** BEGIN Data listing **

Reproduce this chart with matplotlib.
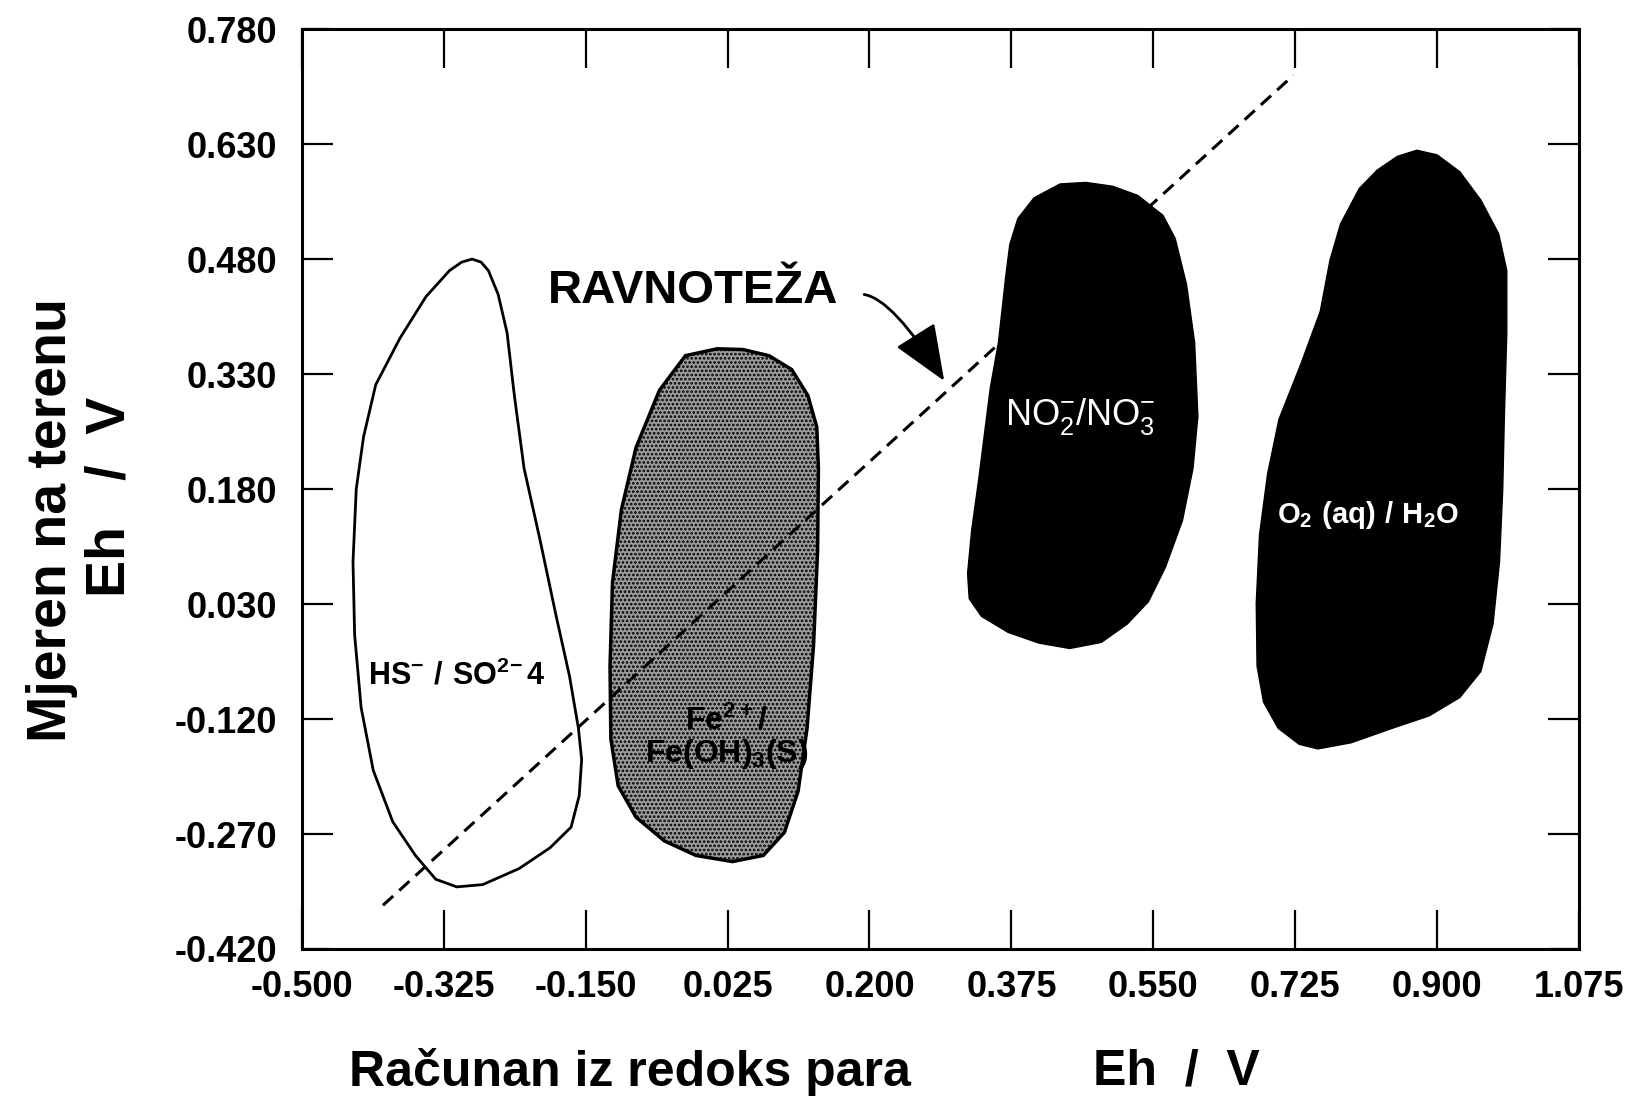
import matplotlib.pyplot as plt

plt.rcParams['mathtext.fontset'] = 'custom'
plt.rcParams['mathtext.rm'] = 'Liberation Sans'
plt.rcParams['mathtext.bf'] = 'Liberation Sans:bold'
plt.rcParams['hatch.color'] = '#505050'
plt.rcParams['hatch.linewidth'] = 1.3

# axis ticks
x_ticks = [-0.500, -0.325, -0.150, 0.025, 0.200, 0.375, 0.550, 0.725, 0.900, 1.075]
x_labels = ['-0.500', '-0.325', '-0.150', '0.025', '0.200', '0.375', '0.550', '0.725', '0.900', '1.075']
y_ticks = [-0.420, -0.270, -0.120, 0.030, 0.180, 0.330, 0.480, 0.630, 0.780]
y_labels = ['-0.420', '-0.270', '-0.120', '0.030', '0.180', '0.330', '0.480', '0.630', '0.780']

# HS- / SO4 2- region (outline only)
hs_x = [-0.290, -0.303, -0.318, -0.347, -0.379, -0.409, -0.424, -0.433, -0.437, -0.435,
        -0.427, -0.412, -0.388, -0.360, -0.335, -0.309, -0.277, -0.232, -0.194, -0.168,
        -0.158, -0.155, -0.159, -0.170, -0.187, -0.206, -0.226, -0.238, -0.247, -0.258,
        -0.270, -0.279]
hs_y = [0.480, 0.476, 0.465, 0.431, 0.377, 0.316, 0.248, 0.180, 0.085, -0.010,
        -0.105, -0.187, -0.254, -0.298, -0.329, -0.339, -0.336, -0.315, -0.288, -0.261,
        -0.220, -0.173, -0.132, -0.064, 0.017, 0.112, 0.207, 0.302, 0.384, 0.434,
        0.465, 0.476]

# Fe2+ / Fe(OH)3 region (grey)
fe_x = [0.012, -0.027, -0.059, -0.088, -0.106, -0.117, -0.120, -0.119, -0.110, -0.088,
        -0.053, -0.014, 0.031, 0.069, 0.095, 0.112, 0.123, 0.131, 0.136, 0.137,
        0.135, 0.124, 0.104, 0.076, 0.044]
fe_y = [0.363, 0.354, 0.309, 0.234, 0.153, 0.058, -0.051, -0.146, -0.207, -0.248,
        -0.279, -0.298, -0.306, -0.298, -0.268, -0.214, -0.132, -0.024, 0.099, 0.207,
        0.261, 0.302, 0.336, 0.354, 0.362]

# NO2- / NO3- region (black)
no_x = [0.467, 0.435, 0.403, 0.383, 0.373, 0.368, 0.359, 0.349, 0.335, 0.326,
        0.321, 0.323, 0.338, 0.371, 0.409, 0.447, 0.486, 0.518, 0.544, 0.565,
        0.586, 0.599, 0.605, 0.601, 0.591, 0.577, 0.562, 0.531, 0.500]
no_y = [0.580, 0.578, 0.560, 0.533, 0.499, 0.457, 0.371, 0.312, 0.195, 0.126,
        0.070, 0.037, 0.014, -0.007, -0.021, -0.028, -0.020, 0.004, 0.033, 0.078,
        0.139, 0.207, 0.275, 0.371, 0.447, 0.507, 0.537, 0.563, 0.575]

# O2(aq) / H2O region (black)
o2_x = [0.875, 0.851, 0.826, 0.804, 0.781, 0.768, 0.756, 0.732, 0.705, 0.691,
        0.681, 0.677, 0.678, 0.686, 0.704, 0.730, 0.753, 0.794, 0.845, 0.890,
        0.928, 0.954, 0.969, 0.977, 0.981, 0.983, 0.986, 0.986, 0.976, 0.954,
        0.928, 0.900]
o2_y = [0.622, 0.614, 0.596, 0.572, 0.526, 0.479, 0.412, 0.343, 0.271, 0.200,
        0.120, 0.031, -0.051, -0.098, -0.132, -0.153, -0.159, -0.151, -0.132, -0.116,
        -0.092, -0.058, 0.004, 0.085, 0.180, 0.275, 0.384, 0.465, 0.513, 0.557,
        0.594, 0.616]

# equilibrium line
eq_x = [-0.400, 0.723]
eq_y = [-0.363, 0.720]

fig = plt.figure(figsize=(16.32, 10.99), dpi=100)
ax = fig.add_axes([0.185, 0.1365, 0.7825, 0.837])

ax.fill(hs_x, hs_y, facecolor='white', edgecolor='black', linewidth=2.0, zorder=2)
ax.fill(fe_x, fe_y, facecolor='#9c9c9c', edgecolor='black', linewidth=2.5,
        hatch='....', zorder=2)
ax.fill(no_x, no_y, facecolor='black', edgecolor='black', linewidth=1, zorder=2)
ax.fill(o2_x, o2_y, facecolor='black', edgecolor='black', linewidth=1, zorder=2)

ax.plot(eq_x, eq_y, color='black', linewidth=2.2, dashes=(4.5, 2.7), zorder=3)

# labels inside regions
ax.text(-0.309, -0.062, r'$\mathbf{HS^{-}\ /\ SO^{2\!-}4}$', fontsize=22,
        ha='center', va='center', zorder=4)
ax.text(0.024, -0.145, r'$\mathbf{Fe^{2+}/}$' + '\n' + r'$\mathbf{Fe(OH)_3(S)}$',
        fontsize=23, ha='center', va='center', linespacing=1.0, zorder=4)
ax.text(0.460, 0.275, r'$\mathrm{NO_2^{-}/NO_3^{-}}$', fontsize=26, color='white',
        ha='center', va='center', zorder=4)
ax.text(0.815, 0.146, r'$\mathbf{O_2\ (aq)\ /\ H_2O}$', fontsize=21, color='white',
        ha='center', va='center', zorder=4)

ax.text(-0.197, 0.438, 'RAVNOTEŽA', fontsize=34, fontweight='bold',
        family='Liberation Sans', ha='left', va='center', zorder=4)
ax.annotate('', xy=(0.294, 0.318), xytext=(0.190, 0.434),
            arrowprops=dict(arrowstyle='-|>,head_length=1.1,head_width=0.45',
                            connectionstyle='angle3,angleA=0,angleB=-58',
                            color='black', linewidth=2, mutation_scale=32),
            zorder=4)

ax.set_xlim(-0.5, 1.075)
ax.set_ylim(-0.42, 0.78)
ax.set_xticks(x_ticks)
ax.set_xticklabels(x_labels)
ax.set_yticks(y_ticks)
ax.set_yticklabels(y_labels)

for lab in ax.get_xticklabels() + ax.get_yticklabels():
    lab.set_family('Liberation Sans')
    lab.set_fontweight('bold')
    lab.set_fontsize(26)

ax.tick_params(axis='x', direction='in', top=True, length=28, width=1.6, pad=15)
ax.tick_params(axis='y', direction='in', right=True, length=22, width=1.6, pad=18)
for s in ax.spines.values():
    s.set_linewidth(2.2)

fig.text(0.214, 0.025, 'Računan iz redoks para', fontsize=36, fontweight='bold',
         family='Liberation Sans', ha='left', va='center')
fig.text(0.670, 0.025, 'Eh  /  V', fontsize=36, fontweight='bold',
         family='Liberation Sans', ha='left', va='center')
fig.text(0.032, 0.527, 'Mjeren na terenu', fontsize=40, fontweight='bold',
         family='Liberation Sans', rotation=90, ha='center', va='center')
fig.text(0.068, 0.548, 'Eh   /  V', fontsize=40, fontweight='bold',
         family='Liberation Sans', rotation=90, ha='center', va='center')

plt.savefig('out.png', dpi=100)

** END Data listing **
** BEGIN Data listing **

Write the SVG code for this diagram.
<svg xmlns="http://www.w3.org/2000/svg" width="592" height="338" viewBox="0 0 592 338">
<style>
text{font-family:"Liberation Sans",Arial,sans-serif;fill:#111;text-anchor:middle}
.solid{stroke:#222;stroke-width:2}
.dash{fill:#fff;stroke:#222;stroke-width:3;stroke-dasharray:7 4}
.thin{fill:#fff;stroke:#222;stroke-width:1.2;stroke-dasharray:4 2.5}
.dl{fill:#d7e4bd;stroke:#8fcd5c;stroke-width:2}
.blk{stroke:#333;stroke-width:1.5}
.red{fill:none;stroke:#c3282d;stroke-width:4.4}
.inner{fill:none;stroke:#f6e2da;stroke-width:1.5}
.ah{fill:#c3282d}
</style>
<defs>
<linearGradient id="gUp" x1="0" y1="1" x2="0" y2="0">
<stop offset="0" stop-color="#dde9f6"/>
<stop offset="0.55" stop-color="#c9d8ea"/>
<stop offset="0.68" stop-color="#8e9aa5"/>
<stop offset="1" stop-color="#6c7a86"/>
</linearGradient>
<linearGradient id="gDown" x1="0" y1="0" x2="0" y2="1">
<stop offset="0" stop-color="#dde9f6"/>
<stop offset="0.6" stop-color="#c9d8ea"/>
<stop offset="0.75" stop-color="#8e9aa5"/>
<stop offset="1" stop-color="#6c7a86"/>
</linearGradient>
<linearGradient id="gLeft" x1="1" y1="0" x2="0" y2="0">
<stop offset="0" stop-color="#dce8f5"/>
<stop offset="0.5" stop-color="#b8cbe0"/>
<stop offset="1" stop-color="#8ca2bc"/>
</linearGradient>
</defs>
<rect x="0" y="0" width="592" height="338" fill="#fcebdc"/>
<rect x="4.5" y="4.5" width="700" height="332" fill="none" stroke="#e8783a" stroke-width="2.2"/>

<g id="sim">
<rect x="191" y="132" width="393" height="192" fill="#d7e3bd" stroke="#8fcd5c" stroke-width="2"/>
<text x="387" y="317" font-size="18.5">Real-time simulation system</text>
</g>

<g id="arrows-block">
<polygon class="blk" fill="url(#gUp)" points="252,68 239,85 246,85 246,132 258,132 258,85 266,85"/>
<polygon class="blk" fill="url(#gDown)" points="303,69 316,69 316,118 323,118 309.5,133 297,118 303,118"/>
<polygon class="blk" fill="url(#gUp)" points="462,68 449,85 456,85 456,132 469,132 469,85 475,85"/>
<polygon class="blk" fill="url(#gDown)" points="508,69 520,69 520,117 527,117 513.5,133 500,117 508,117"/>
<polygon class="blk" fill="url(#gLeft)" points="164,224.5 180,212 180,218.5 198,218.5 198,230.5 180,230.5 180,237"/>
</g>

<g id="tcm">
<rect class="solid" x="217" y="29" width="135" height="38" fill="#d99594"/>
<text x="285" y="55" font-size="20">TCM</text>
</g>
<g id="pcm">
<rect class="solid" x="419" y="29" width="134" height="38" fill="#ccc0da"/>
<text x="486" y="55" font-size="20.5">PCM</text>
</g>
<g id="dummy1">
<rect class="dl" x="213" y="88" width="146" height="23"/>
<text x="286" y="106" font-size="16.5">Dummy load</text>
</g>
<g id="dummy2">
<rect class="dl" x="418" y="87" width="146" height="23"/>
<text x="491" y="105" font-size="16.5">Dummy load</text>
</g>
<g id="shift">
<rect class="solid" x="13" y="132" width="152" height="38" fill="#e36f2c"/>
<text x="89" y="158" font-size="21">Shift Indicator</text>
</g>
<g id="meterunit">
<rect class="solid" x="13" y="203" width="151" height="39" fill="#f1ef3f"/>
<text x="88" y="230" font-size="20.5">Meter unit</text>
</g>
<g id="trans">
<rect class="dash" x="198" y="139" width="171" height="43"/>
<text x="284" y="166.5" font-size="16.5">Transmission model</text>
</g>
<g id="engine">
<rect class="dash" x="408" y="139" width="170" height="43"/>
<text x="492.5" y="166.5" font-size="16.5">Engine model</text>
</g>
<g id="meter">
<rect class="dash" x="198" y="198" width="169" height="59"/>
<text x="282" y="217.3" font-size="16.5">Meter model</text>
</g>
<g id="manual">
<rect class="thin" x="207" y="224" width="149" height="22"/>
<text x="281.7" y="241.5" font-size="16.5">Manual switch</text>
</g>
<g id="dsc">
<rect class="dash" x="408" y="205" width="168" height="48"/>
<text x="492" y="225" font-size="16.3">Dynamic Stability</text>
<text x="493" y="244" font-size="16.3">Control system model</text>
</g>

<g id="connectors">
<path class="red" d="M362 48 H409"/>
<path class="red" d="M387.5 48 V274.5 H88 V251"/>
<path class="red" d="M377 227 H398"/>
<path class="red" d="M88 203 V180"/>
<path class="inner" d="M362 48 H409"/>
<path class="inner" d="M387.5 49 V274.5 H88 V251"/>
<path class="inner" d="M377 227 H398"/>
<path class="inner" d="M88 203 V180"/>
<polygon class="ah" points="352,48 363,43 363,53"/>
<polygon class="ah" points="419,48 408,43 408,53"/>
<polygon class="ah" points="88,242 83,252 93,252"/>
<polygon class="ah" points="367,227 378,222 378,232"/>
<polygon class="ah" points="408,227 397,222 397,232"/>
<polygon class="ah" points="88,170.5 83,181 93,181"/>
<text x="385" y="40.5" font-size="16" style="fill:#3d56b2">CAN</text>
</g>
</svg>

** END Data listing **

What the task asks
Identify each line holding the string "this", and copy it out.

Output below
Reproduce this chart with matplotlib.
Write the SVG code for this diagram.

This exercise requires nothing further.